Stored dataset items:

START

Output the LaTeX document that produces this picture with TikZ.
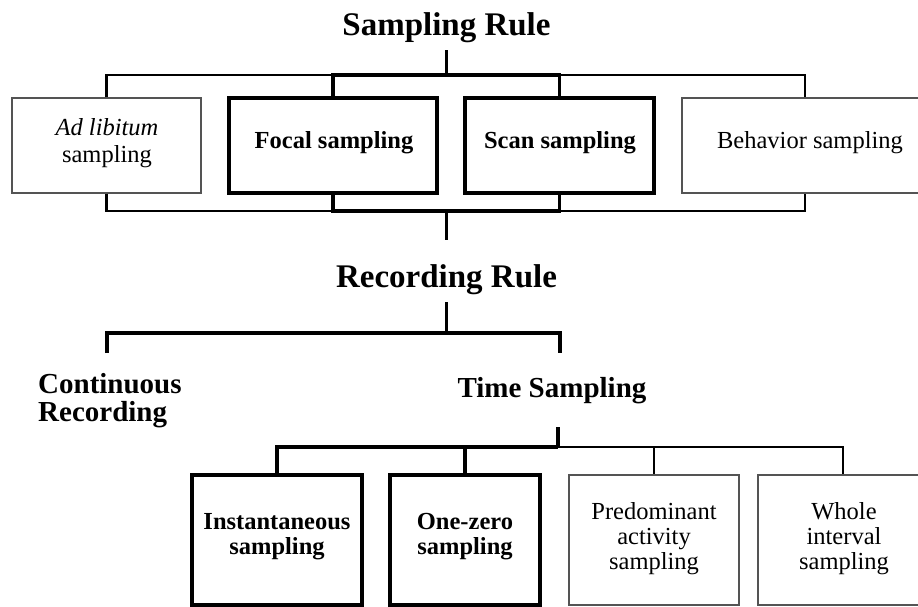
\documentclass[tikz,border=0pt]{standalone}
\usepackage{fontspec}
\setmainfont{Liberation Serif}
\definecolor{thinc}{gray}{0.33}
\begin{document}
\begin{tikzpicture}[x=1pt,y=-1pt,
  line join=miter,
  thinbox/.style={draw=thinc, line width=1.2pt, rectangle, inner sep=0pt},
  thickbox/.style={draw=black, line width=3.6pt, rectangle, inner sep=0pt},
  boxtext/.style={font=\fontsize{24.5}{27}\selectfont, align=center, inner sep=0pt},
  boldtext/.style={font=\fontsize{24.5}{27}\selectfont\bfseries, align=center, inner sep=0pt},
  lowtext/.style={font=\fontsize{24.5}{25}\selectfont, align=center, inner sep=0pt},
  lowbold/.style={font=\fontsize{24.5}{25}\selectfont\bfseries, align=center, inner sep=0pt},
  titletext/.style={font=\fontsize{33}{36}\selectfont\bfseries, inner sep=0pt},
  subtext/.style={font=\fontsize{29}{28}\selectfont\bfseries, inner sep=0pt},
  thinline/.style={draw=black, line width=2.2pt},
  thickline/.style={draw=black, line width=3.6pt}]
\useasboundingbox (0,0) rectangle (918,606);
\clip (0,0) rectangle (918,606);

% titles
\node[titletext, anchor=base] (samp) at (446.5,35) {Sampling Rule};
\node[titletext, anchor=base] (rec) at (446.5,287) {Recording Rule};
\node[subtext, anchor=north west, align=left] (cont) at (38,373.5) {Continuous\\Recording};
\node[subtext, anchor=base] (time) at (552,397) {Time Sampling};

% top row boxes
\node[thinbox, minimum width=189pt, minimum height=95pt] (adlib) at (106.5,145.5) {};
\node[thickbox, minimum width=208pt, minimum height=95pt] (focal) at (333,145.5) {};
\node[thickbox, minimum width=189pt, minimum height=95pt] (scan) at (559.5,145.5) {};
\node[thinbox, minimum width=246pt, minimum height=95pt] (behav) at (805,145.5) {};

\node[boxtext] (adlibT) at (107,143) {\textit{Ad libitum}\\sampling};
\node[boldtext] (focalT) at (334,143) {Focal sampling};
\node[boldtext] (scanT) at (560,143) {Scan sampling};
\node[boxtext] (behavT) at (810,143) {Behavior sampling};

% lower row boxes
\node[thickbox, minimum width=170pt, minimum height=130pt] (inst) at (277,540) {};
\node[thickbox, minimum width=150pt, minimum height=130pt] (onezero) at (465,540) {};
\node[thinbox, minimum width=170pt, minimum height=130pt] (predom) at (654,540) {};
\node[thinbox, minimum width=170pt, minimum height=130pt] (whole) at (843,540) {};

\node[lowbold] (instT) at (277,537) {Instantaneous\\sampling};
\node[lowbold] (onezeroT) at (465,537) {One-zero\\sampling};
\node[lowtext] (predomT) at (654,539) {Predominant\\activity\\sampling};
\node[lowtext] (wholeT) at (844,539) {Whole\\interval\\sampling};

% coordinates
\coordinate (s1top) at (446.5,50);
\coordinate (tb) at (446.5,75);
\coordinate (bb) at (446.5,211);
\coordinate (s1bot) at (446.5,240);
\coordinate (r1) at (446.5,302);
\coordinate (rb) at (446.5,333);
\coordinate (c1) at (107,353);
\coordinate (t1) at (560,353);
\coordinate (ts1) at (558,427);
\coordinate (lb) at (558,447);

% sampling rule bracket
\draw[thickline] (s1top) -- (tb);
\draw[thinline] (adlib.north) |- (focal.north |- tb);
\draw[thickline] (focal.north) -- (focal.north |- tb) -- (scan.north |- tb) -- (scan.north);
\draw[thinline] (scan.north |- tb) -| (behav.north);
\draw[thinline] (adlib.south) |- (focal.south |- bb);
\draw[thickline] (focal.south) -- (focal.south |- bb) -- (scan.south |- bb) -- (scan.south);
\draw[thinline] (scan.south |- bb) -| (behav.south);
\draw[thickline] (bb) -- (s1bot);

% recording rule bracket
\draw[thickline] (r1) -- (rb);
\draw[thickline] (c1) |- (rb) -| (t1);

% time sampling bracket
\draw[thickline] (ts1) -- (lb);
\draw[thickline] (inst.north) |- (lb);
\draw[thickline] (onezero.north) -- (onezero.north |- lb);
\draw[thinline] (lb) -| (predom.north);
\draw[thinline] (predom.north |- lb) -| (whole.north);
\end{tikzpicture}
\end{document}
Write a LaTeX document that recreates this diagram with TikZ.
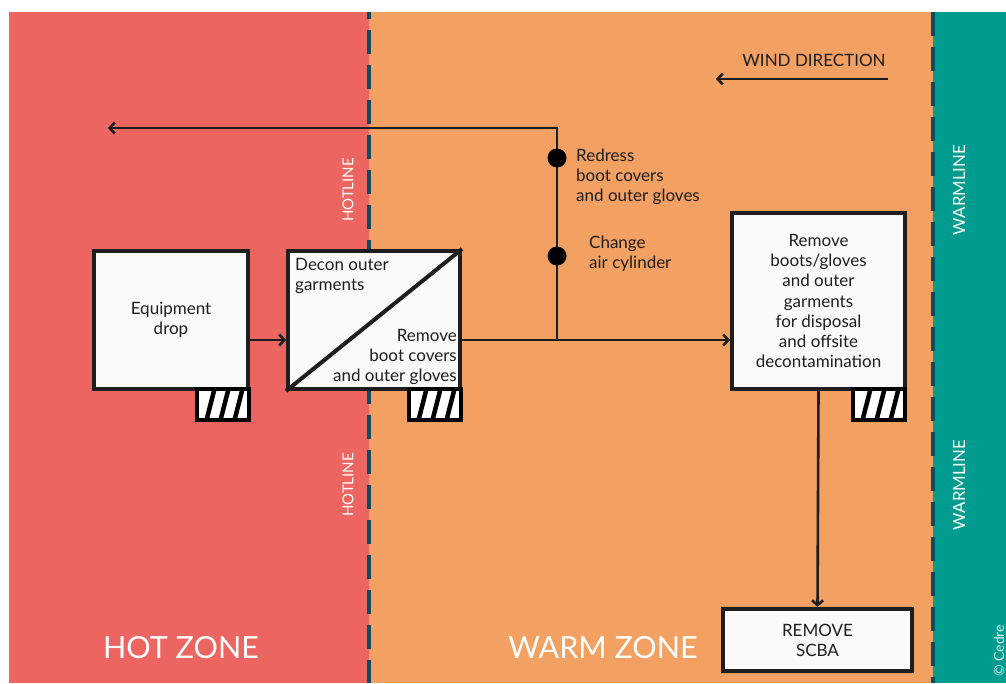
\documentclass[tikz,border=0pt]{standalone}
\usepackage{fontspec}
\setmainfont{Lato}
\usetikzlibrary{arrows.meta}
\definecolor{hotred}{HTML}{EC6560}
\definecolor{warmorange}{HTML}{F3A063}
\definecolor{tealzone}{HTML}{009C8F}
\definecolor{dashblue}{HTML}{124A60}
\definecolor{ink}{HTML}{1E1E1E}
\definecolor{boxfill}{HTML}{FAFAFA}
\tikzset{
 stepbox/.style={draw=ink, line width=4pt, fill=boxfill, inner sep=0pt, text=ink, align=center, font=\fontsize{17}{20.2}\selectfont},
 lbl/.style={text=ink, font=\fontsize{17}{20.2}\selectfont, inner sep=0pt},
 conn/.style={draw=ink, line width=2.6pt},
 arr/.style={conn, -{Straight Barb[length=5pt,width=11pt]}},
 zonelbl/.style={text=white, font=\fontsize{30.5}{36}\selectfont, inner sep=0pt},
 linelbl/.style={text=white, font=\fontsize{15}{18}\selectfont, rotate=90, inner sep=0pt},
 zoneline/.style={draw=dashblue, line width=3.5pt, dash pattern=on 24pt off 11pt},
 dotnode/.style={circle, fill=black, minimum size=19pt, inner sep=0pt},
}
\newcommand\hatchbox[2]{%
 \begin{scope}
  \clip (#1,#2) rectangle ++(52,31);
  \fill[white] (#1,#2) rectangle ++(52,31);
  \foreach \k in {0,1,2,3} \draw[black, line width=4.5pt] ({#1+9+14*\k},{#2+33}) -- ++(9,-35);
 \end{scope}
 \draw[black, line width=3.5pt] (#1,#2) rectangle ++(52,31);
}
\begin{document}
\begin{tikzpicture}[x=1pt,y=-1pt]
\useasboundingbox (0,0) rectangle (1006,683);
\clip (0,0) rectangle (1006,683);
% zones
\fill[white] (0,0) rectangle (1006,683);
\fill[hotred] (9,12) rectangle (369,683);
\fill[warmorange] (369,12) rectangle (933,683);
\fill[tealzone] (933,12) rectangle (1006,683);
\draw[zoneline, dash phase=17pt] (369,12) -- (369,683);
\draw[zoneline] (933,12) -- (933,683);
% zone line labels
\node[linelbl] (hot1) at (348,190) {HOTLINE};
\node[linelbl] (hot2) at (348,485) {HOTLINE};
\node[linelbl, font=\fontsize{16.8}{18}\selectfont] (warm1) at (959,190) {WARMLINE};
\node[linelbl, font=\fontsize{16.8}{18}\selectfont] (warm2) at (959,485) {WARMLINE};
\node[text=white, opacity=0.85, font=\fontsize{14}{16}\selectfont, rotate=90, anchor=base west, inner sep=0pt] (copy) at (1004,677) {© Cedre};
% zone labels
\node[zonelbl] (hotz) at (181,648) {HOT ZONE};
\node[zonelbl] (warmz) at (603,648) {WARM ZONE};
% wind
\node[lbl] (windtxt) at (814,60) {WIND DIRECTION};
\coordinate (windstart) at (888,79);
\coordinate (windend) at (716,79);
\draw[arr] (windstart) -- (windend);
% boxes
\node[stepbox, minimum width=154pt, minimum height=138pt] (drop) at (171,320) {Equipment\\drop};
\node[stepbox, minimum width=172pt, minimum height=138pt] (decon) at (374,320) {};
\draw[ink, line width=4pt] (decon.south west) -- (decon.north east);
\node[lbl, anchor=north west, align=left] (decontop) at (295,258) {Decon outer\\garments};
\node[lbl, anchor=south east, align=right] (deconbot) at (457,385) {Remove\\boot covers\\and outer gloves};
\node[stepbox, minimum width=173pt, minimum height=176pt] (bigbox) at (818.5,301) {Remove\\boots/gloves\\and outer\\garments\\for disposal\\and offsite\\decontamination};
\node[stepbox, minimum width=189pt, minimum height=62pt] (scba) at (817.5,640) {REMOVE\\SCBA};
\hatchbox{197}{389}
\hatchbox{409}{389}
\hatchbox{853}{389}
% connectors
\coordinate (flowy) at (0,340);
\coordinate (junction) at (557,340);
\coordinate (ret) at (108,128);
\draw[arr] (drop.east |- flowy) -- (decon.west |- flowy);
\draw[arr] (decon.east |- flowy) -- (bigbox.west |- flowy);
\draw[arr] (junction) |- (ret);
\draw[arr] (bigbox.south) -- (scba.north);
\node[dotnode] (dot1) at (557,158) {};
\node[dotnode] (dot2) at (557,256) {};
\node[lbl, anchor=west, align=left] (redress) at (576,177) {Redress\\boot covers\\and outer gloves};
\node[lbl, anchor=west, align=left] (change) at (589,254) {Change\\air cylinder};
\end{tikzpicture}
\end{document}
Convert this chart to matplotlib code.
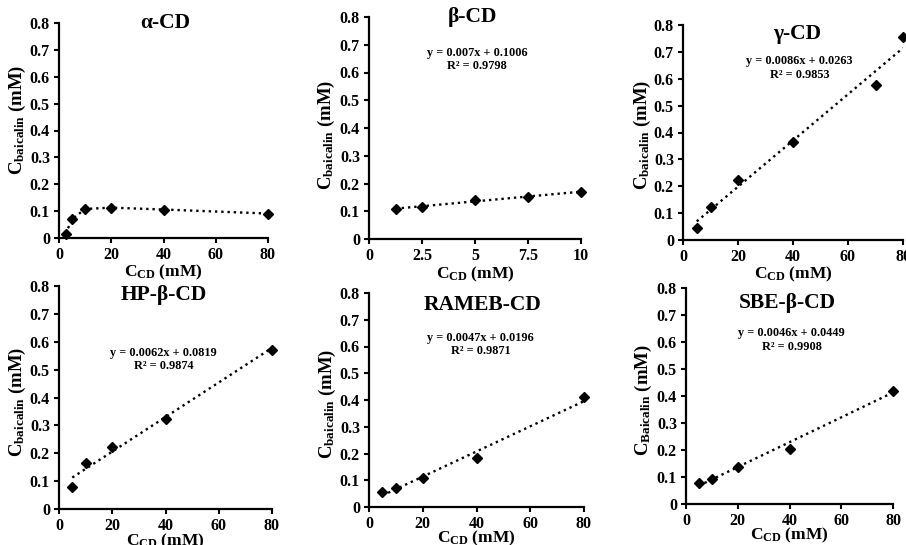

END

*TASK TO COMPLETE:* List every line in the records above that contains the word "LaTeX".

*WRITTEN RESPONSE:*
Output the LaTeX document that produces this picture with TikZ.
Write a LaTeX document that recreates this diagram with TikZ.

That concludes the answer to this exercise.